Depuis 2016, Mᵉ Rashid Ahmine occupait le poste de Deputy Director of Public Prosecutions, où il supervisait les dossiers relatifs à la lutte contre les délits financiers, notamment la fraude, le blanchiment d’argent, la corruption et la confiscation des avoirs. Il était également en charge de l’Asset Recovery Unit. Tout au long de sa carrière, Me Ahmine n’a cessé de souligner l’importance du rôle de la société civile dans la lutte contre la corruption. Rigoureux et doté d’une grande expertise dans les affaires de fraude et de corruption, il a été consultant pour l’ONUDC dans la mise en place d’un système de recouvrement des avoirs en Afrique australe, l’Asset Recovery Inter-Agency Network for West Africa. Parallèlement, il assure des cours à temps partiel et exerce en tant qu’examinateur en Criminal Procedure and Evidence à la faculté de droit de l’université de Maurice.
Mᵉ Rashid Ahmine a représenté la poursuite dans des cas complexes tels que l’affaire Boskalis, qui a conduit à la condamnation de Siddick Chady, et le procès opposant la NPF à la Mauritius Commercial Bank.

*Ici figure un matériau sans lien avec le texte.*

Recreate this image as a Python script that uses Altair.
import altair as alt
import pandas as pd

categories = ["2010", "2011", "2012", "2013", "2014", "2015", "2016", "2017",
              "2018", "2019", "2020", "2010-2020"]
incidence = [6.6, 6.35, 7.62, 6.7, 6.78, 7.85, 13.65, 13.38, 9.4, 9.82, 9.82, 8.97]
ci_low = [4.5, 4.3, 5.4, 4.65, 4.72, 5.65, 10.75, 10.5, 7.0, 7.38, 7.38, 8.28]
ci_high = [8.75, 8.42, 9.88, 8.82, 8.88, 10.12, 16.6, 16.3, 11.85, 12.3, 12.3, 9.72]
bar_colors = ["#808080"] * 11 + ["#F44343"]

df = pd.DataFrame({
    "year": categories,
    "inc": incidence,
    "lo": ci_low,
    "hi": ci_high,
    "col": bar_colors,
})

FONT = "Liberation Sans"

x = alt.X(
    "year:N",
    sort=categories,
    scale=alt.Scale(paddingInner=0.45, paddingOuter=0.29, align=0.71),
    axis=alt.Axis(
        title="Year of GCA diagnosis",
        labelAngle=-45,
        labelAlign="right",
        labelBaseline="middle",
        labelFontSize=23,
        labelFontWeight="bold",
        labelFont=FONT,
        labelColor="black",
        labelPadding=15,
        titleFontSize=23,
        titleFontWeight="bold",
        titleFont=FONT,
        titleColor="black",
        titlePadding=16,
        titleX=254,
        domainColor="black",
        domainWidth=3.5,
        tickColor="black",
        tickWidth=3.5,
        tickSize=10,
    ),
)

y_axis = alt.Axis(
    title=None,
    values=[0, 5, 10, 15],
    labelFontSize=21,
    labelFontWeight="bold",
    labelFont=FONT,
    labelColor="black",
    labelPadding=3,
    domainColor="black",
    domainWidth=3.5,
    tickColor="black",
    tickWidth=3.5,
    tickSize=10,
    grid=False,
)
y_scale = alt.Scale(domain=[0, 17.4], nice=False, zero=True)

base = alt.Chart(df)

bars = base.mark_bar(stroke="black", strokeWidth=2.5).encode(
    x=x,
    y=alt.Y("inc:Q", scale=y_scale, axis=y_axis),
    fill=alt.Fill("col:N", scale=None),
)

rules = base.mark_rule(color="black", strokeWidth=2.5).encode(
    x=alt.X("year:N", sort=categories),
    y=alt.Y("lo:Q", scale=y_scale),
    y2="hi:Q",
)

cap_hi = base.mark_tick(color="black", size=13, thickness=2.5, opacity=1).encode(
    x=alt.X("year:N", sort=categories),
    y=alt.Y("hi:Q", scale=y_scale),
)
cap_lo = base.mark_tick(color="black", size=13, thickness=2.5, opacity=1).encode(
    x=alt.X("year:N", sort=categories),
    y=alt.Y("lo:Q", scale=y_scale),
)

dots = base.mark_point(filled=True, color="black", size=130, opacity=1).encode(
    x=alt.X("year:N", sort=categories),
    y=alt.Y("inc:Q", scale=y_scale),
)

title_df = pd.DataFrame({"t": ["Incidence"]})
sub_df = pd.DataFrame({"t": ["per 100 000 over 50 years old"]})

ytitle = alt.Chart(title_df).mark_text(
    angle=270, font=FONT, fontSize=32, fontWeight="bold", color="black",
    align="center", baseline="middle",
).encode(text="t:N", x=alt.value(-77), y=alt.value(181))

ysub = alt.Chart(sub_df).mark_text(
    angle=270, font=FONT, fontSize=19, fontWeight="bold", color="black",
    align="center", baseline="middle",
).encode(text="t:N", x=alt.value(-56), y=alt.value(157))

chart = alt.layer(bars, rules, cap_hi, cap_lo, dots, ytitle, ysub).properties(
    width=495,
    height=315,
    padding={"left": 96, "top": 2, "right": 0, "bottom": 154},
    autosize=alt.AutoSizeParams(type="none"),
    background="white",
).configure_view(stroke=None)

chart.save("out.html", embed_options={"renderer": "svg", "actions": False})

À noter également son rôle de procureur contre Pravind Jugnauth dans l’affaire MedPoint. Il a également croisé le fer avec le Senior Counsel Mᵉ Gavin Glover lors du procès des coffres-forts de Navin Ramgoolam. Dans ses écrits, le Deputy DPP n’a eu de cesse de souligner l’impératif d’une enquête des «forces de l’ordre» dès qu’une suspicion de fraude et de corruption émerge, tout en insistant sur le rôle crucial de la société civile dans la lutte contre ces fléaux.